The extinction event of the past few years — aka COVID — left a number of Denver's longtime punk venues counted among the dead. But the Crypt didn't earn our vote for Best Punk Bar by simple process of elimination. It was formed from the ashes of Tooey's Off Colfax in the summer of 2022 after longtime  industry stalwarts Priscilla Perez and Chris Maynard moved on from their long tenures there. Flooded in red light, it's decked out in vintage metal posters, with slasher films on the TVs, louder-than-loud bands playing every other night, and a vegan bar menu that hits the spot after some PBRs and a hardcore show. The Crypt was built to party, and no one does it better.

Sarah McGill

Since the '70s, R&R Lounge has been an openly proud gay bar, serving as a trailblazer for creating a safe space in the Mile High City's gay community. But it also doesn't adhere to strict labels. In 2018, owner Rich Illgen told Westword that anyone is welcome, as long as "your money is green and you can get along with everyone." It's ideal for those looking for a cozy dive bar with cold beers and solid drinks at a good price. It's also uniquely Denver, with a solid Broncos watch party on game days, a neon martini glass glowing above its East Colfax front door, and a proud sense of inclusion.

Molly Martin

Erin Homburger opened TrashHawk — a neighborhood watering hole inspired by the bars she came to love while living in Chicago — in October 2021, and its many fans have been bellying up ever since, downing shots of Malört and cans of Montucky between bites from a stellar food truck lineup. Although it's less than two years old, the bar feels like an old-school staple, thanks in large part to the decor. The forest-green walls are covered with retro objects, many of which came from Homburger's relatives — like the Denver Broncos plaque that used to be in her grandmother's basement.
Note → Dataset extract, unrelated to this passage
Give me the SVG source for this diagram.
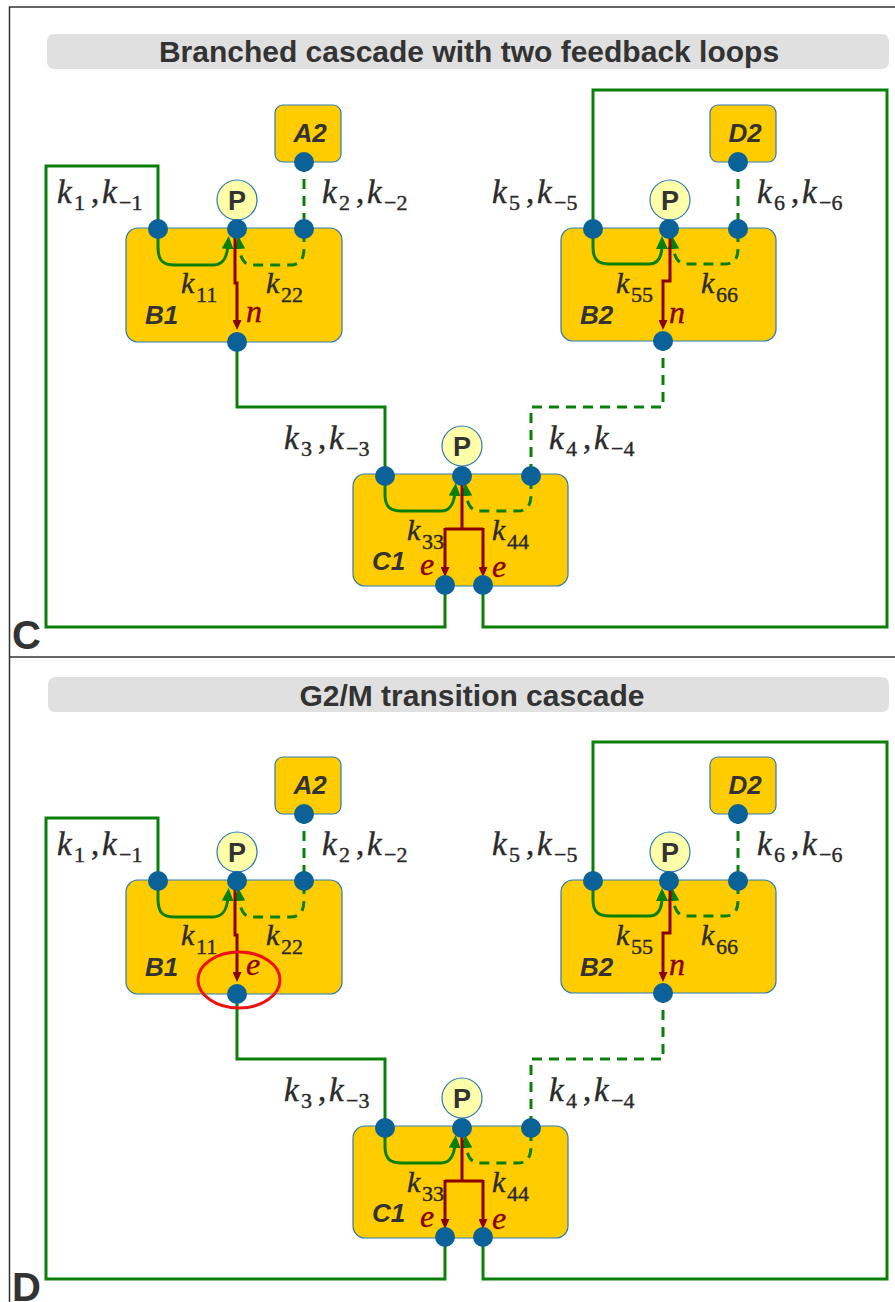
<svg xmlns="http://www.w3.org/2000/svg" width="895" height="1302" viewBox="0 0 895 1302">
<style>
.frame{fill:none;stroke:#333;stroke-width:1.5}
.tbar{fill:#E0E0E0}
.title{font-family:"Liberation Sans",Arial,sans-serif;font-weight:bold;font-size:30px;fill:#333;text-anchor:middle}
.plabel{font-family:"Liberation Sans",Arial,sans-serif;font-weight:bold;font-size:40px;fill:#333}
.box{fill:#FFCC00;stroke:#2C7BB6;stroke-width:1.2}
.dot{fill:#0B6299}
.pc{fill:#FFFFAA;stroke:#2C7BB6;stroke-width:1.2}
.pt{font-family:"Liberation Sans",Arial,sans-serif;font-weight:bold;font-size:27px;fill:#333;text-anchor:middle}
.g{fill:none;stroke:#0A800A;stroke-width:3}
.gd{fill:none;stroke:#0A800A;stroke-width:3;stroke-dasharray:10 7}
.r{fill:none;stroke:#8B0000;stroke-width:3}
.nl{font-family:"Liberation Sans",Arial,sans-serif;font-weight:bold;font-style:italic;font-size:26px;fill:#333}
.kt{font-family:"Liberation Serif","Times New Roman",serif;font-size:33px;fill:#2a2a2a;stroke:#2a2a2a;stroke-width:0.4}
.kn{font-family:"Liberation Serif","Times New Roman",serif;font-size:30px;fill:#2a2a2a;stroke:#2a2a2a;stroke-width:0.4}
.ki{font-style:italic}
.sub{font-size:22px;font-style:normal}
.rt{font-family:"Liberation Serif","Times New Roman",serif;font-style:italic;font-size:32px;fill:#8B0000;stroke:#8B0000;stroke-width:0.4}
.ring{fill:none;stroke:#EE1111;stroke-width:3}
</style>
<defs>
<marker id="ag" viewBox="0 0 13 12" refX="4" refY="6" markerWidth="13" markerHeight="12" markerUnits="userSpaceOnUse" orient="auto"><path d="M0,0 L13,6 L0,12 z" fill="#0A800A"/></marker>
<marker id="ar" viewBox="0 0 10 9" refX="2" refY="4.5" markerWidth="10" markerHeight="9" markerUnits="userSpaceOnUse" orient="auto"><path d="M0,0 L10,4.5 L0,9 z" fill="#8B0000"/></marker>
</defs>

<g id="frame">
<path class="frame" d="M9.5,1302 V7 H895"/>
<path class="frame" d="M9.5,657 H895"/>
</g>

<!-- Panel C -->
<g id="panelC">
<g id="titleC"><rect class="tbar" x="47" y="34" width="842" height="35" rx="7"/><text class="title" x="469" y="62">Branched cascade with two feedback loops</text></g>
<text id="labelC" class="plabel" x="12" y="649">C</text>
<g id="connectorsC">
<polyline class="g" points="158,229 158,166 46,166 46,627 445,627 445,585"/>
<polyline class="g" points="593,229 593,90 887,90 887,627 483,627 483,585"/>
<line class="gd" x1="304" y1="162" x2="304" y2="229"/>
<line class="gd" x1="738" y1="162" x2="738" y2="229"/>
<polyline class="g" points="237,342 237,407 385,407 385,476"/>
<polyline class="gd" points="663,341 663,407 531,407 531,476"/>
<text class="kt"><tspan class="ki" x="57" y="203">k</tspan><tspan class="sub" x="74" y="210">1</tspan><tspan x="91" y="203">,</tspan><tspan class="ki" x="102" y="203">k</tspan><tspan class="sub" x="119" y="210">−1</tspan></text>
<text class="kt"><tspan class="ki" x="322" y="203">k</tspan><tspan class="sub" x="339" y="210">2</tspan><tspan x="356" y="203">,</tspan><tspan class="ki" x="367" y="203">k</tspan><tspan class="sub" x="384" y="210">−2</tspan></text>
<text class="kt"><tspan class="ki" x="492" y="203">k</tspan><tspan class="sub" x="509" y="210">5</tspan><tspan x="526" y="203">,</tspan><tspan class="ki" x="537" y="203">k</tspan><tspan class="sub" x="554" y="210">−5</tspan></text>
<text class="kt"><tspan class="ki" x="757" y="203">k</tspan><tspan class="sub" x="774" y="210">6</tspan><tspan x="791" y="203">,</tspan><tspan class="ki" x="802" y="203">k</tspan><tspan class="sub" x="819" y="210">−6</tspan></text>
<text class="kt"><tspan class="ki" x="284" y="449">k</tspan><tspan class="sub" x="301" y="456">3</tspan><tspan x="318" y="449">,</tspan><tspan class="ki" x="329" y="449">k</tspan><tspan class="sub" x="346" y="456">−3</tspan></text>
<text class="kt"><tspan class="ki" x="549" y="449">k</tspan><tspan class="sub" x="566" y="456">4</tspan><tspan x="583" y="449">,</tspan><tspan class="ki" x="594" y="449">k</tspan><tspan class="sub" x="611" y="456">−4</tspan></text>
</g>
<g id="A2">
<rect class="box" x="275" y="105" width="66" height="57" rx="8"/>
<text class="nl" x="310" y="142" text-anchor="middle">A2</text>
<circle class="dot" cx="304" cy="162" r="10"/>
</g>
<g id="D2">
<rect class="box" x="710" y="105" width="66" height="57" rx="8"/>
<text class="nl" x="745" y="142" text-anchor="middle">D2</text>
<circle class="dot" cx="738" cy="162" r="10"/>
</g>
<g id="B1">
<rect class="box" x="126" y="228" width="216" height="114" rx="12"/>
<path class="g" marker-end="url(#ag)" d="M158,232 V247 C158,261 163,265 175,265 H213 C223,265 227,258 228,245"/>
<path class="gd" marker-end="url(#ag)" d="M304,232 V248 C304,259 300,265 290,265 H252 C244,265 240,258 239,245"/>
<path class="r" marker-end="url(#ar)" d="M235,231 V283 H237 V322"/>
<circle class="pc" cx="237" cy="200" r="20"/>
<text class="pt" x="237" y="210">P</text>
<circle class="dot" cx="158" cy="229" r="10"/>
<circle class="dot" cx="237" cy="229" r="10"/>
<circle class="dot" cx="304" cy="229" r="10"/>
<circle class="dot" cx="237" cy="342" r="10"/>
<text class="nl" x="145" y="324">B1</text>
<text class="kn"><tspan class="ki" x="181" y="293">k</tspan><tspan class="sub" x="196" y="302">11</tspan></text>
<text class="kn"><tspan class="ki" x="266" y="293">k</tspan><tspan class="sub" x="281" y="302">22</tspan></text>
<text class="rt" x="246" y="322">n</text>
</g>
<g id="B2">
<rect class="box" x="561" y="228" width="215" height="113" rx="12"/>
<path class="g" marker-end="url(#ag)" d="M593,232 V247 C593,260 598,264 610,264 H649 C658,264 662,257 662,245"/>
<path class="gd" marker-end="url(#ag)" d="M738,232 V248 C738,259 734,264 724,264 H686 C678,264 674,257 673,245"/>
<path class="r" marker-end="url(#ar)" d="M670,231 V281 H663 V322"/>
<circle class="pc" cx="670" cy="200" r="20"/>
<text class="pt" x="670" y="210">P</text>
<circle class="dot" cx="593" cy="229" r="10"/>
<circle class="dot" cx="669" cy="229" r="10"/>
<circle class="dot" cx="738" cy="229" r="10"/>
<circle class="dot" cx="663" cy="341" r="10"/>
<text class="nl" x="580" y="324">B2</text>
<text class="kn"><tspan class="ki" x="616" y="293">k</tspan><tspan class="sub" x="631" y="302">55</tspan></text>
<text class="kn"><tspan class="ki" x="701" y="293">k</tspan><tspan class="sub" x="716" y="302">66</tspan></text>
<text class="rt" x="669" y="323">n</text>
</g>
<g id="C1">
<rect class="box" x="353" y="474" width="215" height="112" rx="12"/>
<path class="g" marker-end="url(#ag)" d="M385,479 V494 C385,507 390,511 402,511 H441 C450,511 454,504 455,492"/>
<path class="gd" marker-end="url(#ag)" d="M531,479 V494 C531,506 527,511 517,511 H479 C471,511 467,504 466,492"/>
<path class="r" d="M462,478 V529 M445,529 H483"/>
<path class="r" marker-end="url(#ar)" d="M445,528 V569"/>
<path class="r" marker-end="url(#ar)" d="M483,528 V569"/>
<circle class="pc" cx="462" cy="446" r="20"/>
<text class="pt" x="462" y="456">P</text>
<circle class="dot" cx="385" cy="476" r="10"/>
<circle class="dot" cx="462" cy="476" r="10"/>
<circle class="dot" cx="531" cy="476" r="10"/>
<circle class="dot" cx="445" cy="585" r="10"/>
<circle class="dot" cx="483" cy="585" r="10"/>
<text class="nl" x="372" y="570">C1</text>
<text class="kn"><tspan class="ki" x="407" y="540">k</tspan><tspan class="sub" x="422" y="549">33</tspan></text>
<text class="kn"><tspan class="ki" x="492" y="540">k</tspan><tspan class="sub" x="507" y="549">44</tspan></text>
<text class="rt" x="420" y="575">e</text>
<text class="rt" x="492" y="577">e</text>
</g>
</g>

<!-- Panel D -->
<g id="panelD">
<g id="titleD"><rect class="tbar" x="48" y="677" width="841" height="35" rx="7"/><text class="title" x="472" y="706">G2/M transition cascade</text></g>
<text id="labelD" class="plabel" x="12" y="1301">D</text>
<g transform="translate(0,652)">
<g id="connectorsD">
<polyline class="g" points="158,229 158,166 46,166 46,627 445,627 445,585"/>
<polyline class="g" points="593,229 593,90 887,90 887,627 483,627 483,585"/>
<line class="gd" x1="304" y1="162" x2="304" y2="229"/>
<line class="gd" x1="738" y1="162" x2="738" y2="229"/>
<polyline class="g" points="237,342 237,407 385,407 385,476"/>
<polyline class="gd" points="663,341 663,407 531,407 531,476"/>
<text class="kt"><tspan class="ki" x="57" y="203">k</tspan><tspan class="sub" x="74" y="210">1</tspan><tspan x="91" y="203">,</tspan><tspan class="ki" x="102" y="203">k</tspan><tspan class="sub" x="119" y="210">−1</tspan></text>
<text class="kt"><tspan class="ki" x="322" y="203">k</tspan><tspan class="sub" x="339" y="210">2</tspan><tspan x="356" y="203">,</tspan><tspan class="ki" x="367" y="203">k</tspan><tspan class="sub" x="384" y="210">−2</tspan></text>
<text class="kt"><tspan class="ki" x="492" y="203">k</tspan><tspan class="sub" x="509" y="210">5</tspan><tspan x="526" y="203">,</tspan><tspan class="ki" x="537" y="203">k</tspan><tspan class="sub" x="554" y="210">−5</tspan></text>
<text class="kt"><tspan class="ki" x="757" y="203">k</tspan><tspan class="sub" x="774" y="210">6</tspan><tspan x="791" y="203">,</tspan><tspan class="ki" x="802" y="203">k</tspan><tspan class="sub" x="819" y="210">−6</tspan></text>
<text class="kt"><tspan class="ki" x="284" y="449">k</tspan><tspan class="sub" x="301" y="456">3</tspan><tspan x="318" y="449">,</tspan><tspan class="ki" x="329" y="449">k</tspan><tspan class="sub" x="346" y="456">−3</tspan></text>
<text class="kt"><tspan class="ki" x="549" y="449">k</tspan><tspan class="sub" x="566" y="456">4</tspan><tspan x="583" y="449">,</tspan><tspan class="ki" x="594" y="449">k</tspan><tspan class="sub" x="611" y="456">−4</tspan></text>
</g>
<g id="A2_D">
<rect class="box" x="275" y="105" width="66" height="57" rx="8"/>
<text class="nl" x="310" y="142" text-anchor="middle">A2</text>
<circle class="dot" cx="304" cy="162" r="10"/>
</g>
<g id="D2_D">
<rect class="box" x="710" y="105" width="66" height="57" rx="8"/>
<text class="nl" x="745" y="142" text-anchor="middle">D2</text>
<circle class="dot" cx="738" cy="162" r="10"/>
</g>
<g id="B1_D">
<rect class="box" x="126" y="228" width="216" height="114" rx="12"/>
<path class="g" marker-end="url(#ag)" d="M158,232 V247 C158,261 163,265 175,265 H213 C223,265 227,258 228,245"/>
<path class="gd" marker-end="url(#ag)" d="M304,232 V248 C304,259 300,265 290,265 H252 C244,265 240,258 239,245"/>
<path class="r" marker-end="url(#ar)" d="M235,231 V283 H237 V322"/>
<circle class="pc" cx="237" cy="200" r="20"/>
<text class="pt" x="237" y="210">P</text>
<circle class="dot" cx="158" cy="229" r="10"/>
<circle class="dot" cx="237" cy="229" r="10"/>
<circle class="dot" cx="304" cy="229" r="10"/>
<circle class="dot" cx="237" cy="342" r="10"/>
<text class="nl" x="145" y="324">B1</text>
<text class="kn"><tspan class="ki" x="181" y="293">k</tspan><tspan class="sub" x="196" y="302">11</tspan></text>
<text class="kn"><tspan class="ki" x="266" y="293">k</tspan><tspan class="sub" x="281" y="302">22</tspan></text>
<text class="rt" x="246" y="323">e</text>
<ellipse class="ring" cx="239" cy="328" rx="41" ry="28"/>
</g>
<g id="B2_D">
<rect class="box" x="561" y="228" width="215" height="113" rx="12"/>
<path class="g" marker-end="url(#ag)" d="M593,232 V247 C593,260 598,264 610,264 H649 C658,264 662,257 662,245"/>
<path class="gd" marker-end="url(#ag)" d="M738,232 V248 C738,259 734,264 724,264 H686 C678,264 674,257 673,245"/>
<path class="r" marker-end="url(#ar)" d="M670,231 V281 H663 V322"/>
<circle class="pc" cx="670" cy="200" r="20"/>
<text class="pt" x="670" y="210">P</text>
<circle class="dot" cx="593" cy="229" r="10"/>
<circle class="dot" cx="669" cy="229" r="10"/>
<circle class="dot" cx="738" cy="229" r="10"/>
<circle class="dot" cx="663" cy="341" r="10"/>
<text class="nl" x="580" y="324">B2</text>
<text class="kn"><tspan class="ki" x="616" y="293">k</tspan><tspan class="sub" x="631" y="302">55</tspan></text>
<text class="kn"><tspan class="ki" x="701" y="293">k</tspan><tspan class="sub" x="716" y="302">66</tspan></text>
<text class="rt" x="669" y="323">n</text>
</g>
<g id="C1_D">
<rect class="box" x="353" y="474" width="215" height="112" rx="12"/>
<path class="g" marker-end="url(#ag)" d="M385,479 V494 C385,507 390,511 402,511 H441 C450,511 454,504 455,492"/>
<path class="gd" marker-end="url(#ag)" d="M531,479 V494 C531,506 527,511 517,511 H479 C471,511 467,504 466,492"/>
<path class="r" d="M462,478 V529 M445,529 H483"/>
<path class="r" marker-end="url(#ar)" d="M445,528 V569"/>
<path class="r" marker-end="url(#ar)" d="M483,528 V569"/>
<circle class="pc" cx="462" cy="446" r="20"/>
<text class="pt" x="462" y="456">P</text>
<circle class="dot" cx="385" cy="476" r="10"/>
<circle class="dot" cx="462" cy="476" r="10"/>
<circle class="dot" cx="531" cy="476" r="10"/>
<circle class="dot" cx="445" cy="585" r="10"/>
<circle class="dot" cx="483" cy="585" r="10"/>
<text class="nl" x="372" y="570">C1</text>
<text class="kn"><tspan class="ki" x="407" y="540">k</tspan><tspan class="sub" x="422" y="549">33</tspan></text>
<text class="kn"><tspan class="ki" x="492" y="540">k</tspan><tspan class="sub" x="507" y="549">44</tspan></text>
<text class="rt" x="420" y="575">e</text>
<text class="rt" x="492" y="577">e</text>
</g>
</g>
</g>
</svg>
The bathrooms are plastered with old cigarette and booze ads from LIFE magazine, the spacious back patio is decked out with booze brand signs, and a chalkboard wall is filled with scrawled messages from Trash BBs — the term of endearment that Homburger has bestowed upon the bar's regulars.

Honor Farm

Hell brings fire, Tiki brings tropical, and Doug Frank brings his leopard-print Speedo. It's part of his job as the fire-breathing, lap-dancing, cocktail-serving man of leisure at Hell or High Water, the "haunted gay pirate tiki bar" that's been a LoDo hot spot since opening in the summer of 2022. With a killer list of tiki drinks, boozy drag brunches and Curse of the Cocktail happy hours, your vision tends to get blurry inside the tiny bar's bamboo jungle decor. But remember, your old pal is always nearby when you need another cocktail: He's the one with "Dammit Doug" written across the ass of said Speedo.

Jeff Fierberg

Food and drink. Server and guest. These are the simple combinations that create our most enjoyable experiences as both diners and service-industry workers. Hey Kiddo premiered in early 2023, serving up a sleek yet casual atmosphere, excellent service and an array of indulgent offerings with lighthearted twists, like chicken liver mousse on Texas toast and "bling bling" market-price caviar. Ok Yeah, concealed behind an unmarked door in the restaurant's rear hallway, serves an impressively diverse list of cocktails at a slick, three-sided low-lit bar. These two unique spaces describe themselves as "good and fun," and we couldn't agree more.